An upcoming crisis looms over Somalia’s aspiration for full debt relief from the International Monetary Fund (IMF) and other multilateral lenders by the end of the year. This crisis is rooted in a renewed political dispute between the federal government of Somalia and the Puntland federal member state, coupled with the failure of the fragile reforms set to boost revenue collection and fiscal transparency. Officials and experts are cautioning the government over the dangers of failing to maintain its steady progress on financial reforms since it could cost Somalia its bid to reduce its debt from $5.2 billion to around $550 million by 2023.

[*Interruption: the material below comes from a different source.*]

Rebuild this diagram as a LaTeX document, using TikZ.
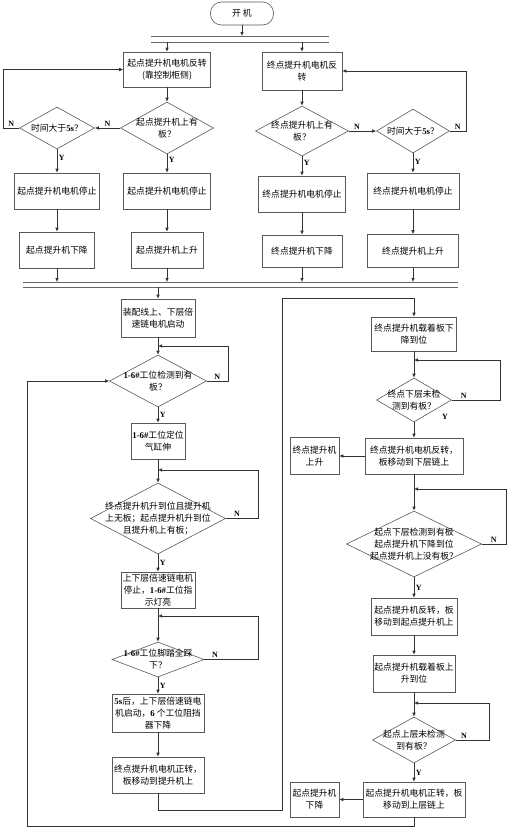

Moreover, experts are worried about the challenges that may stem from lack of competitive procurement, non-verbal agreements between government levels and federal member states on fiscal federalism, and the current lack of transparency in several oil and gas deals that could put Somalia’s progress towards winning reliable financial credibility in jeopardy. Notably, the debt owed by Somalia to external creditors is estimated to be more than $5 billion, and Somalia’s eligibility to the Heavily Indebted Poor Countries (HIPC) Initiative of the IMF and World Bank requires economic, financial, and political stability status quo.

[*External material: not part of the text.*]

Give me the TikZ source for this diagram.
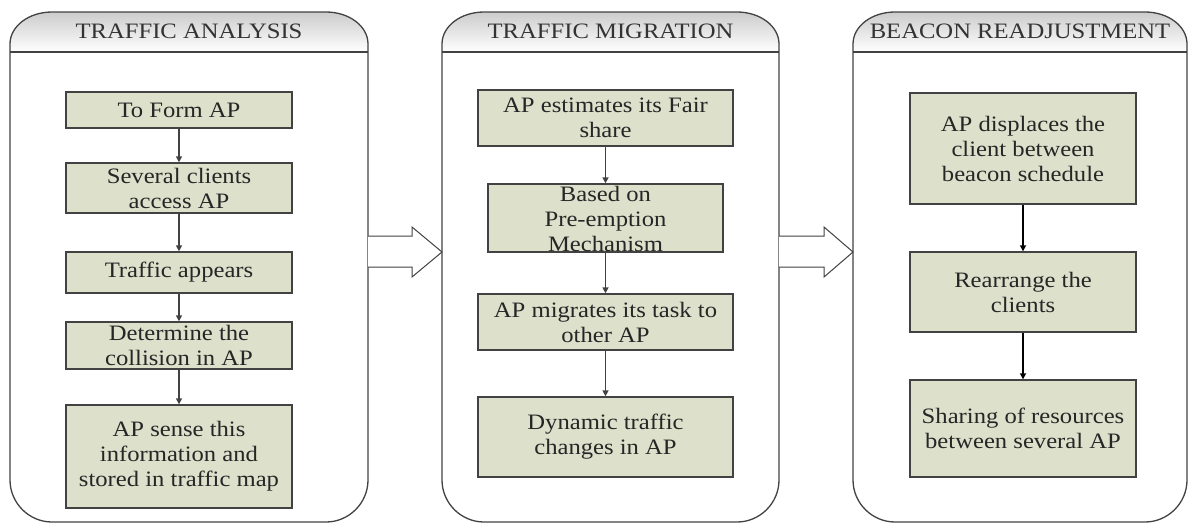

In response to concerns raised over Somalia’s stalled progress, Somali President, Hassan Sheikh Mohamud, signed a set of anti-corruption directives aimed at enhancing the legitimacy, credibility, and transparency of the country’s financial institutions. Nevertheless, the nonprofit Transparency International rates Somalia as one of the most corrupt countries globally, citing constant violence and inadequate anti-corruption bodies. The Debt relief is a crucial milestone in Somalia’s economic future, and unnecessary political disputes and corruption may lead Somalia to lose this golden opportunity to regain its financial position in the international community.